In On the Road, Polat herself embodies the Grim Reaper, a female figure of death, wandering through a wide-open, barren, almost mythical landscape in western Anatolia. At a distance, we see her walking down a path towards us, accompanied by the insistent chirping of cicadas – loud as the Furies. Death here appears as a figure of retribution and return, in a landscape that is both remembrance and premonition, haunted by the ghosts of past and future injustice.

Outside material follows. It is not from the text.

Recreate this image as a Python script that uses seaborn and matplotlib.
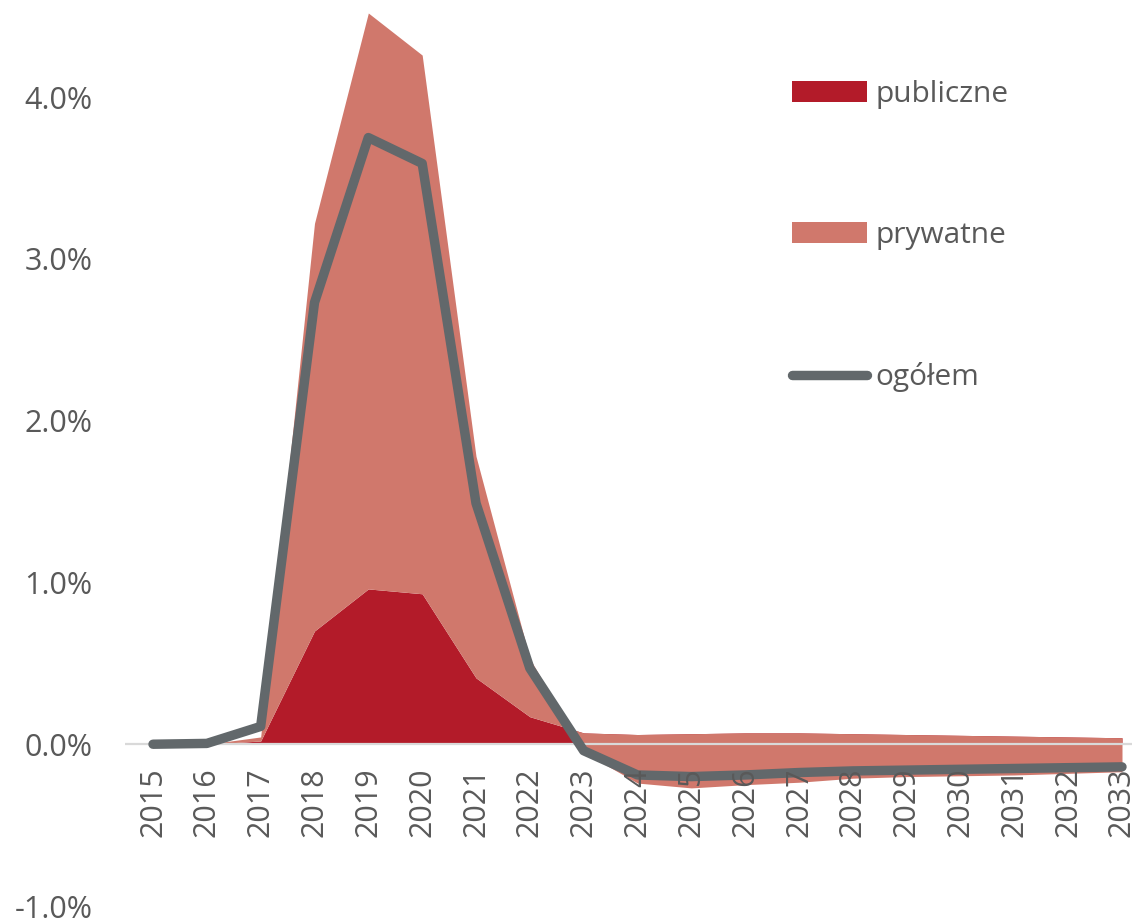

Polat’s work is characterized by the way it addresses societal power relationships, gender roles, and the conditions of visibility. It reveals how power, loss, and memory are inscribed in material traces and domestic surfaces and turns vulnerability into resistance. Her practice is shaped by caring and precision, borne by empathy and the search for collective forms of responsibility.

Text: Lotte Laub
Translation: Darrell Wilkins

Neriman Polat (born 1968 in Istanbul, where she also lives and works) studied painting at the Mimar Sinan University of the Fine Arts. She was a member of the collective Hafriyat (2000–2009) and counts among the most influential voices of contemporary art in Turkey. Her works have been exhibited internationally in museums and institutions, including SALT Beyoğlu (Istanbul), Depo (Istanbul), Istanbul Modern, the ifa-Galerie Stuttgart, the Academy of the Arts (Berlin), and the artist house Palais Thurn und Taxis (Bregenz). She has participated in numerous Biennales, including the 6th Biennale of Istanbul (1999), the Turkish Pavilion of the 50th Biennale of Venice (2003), the 10th Biennale of Istanbul (2007), and the inaugural Turkish Textile Biennial (2023). Her solo exhibitions include Roofless (Zilberman, Istanbul, 2023), Breaking the Seal: A Selection 1996–2019 (Depo, Istanbul, 2019), Merciless (Merdiven Art Space, Istanbul, 2018), and Threshold (Disambigua Art Space, Viterbo, 2015). Polat’s practice moves among photography, video, installation, and textile working, addressing questions of space, gender, urban life, and memory.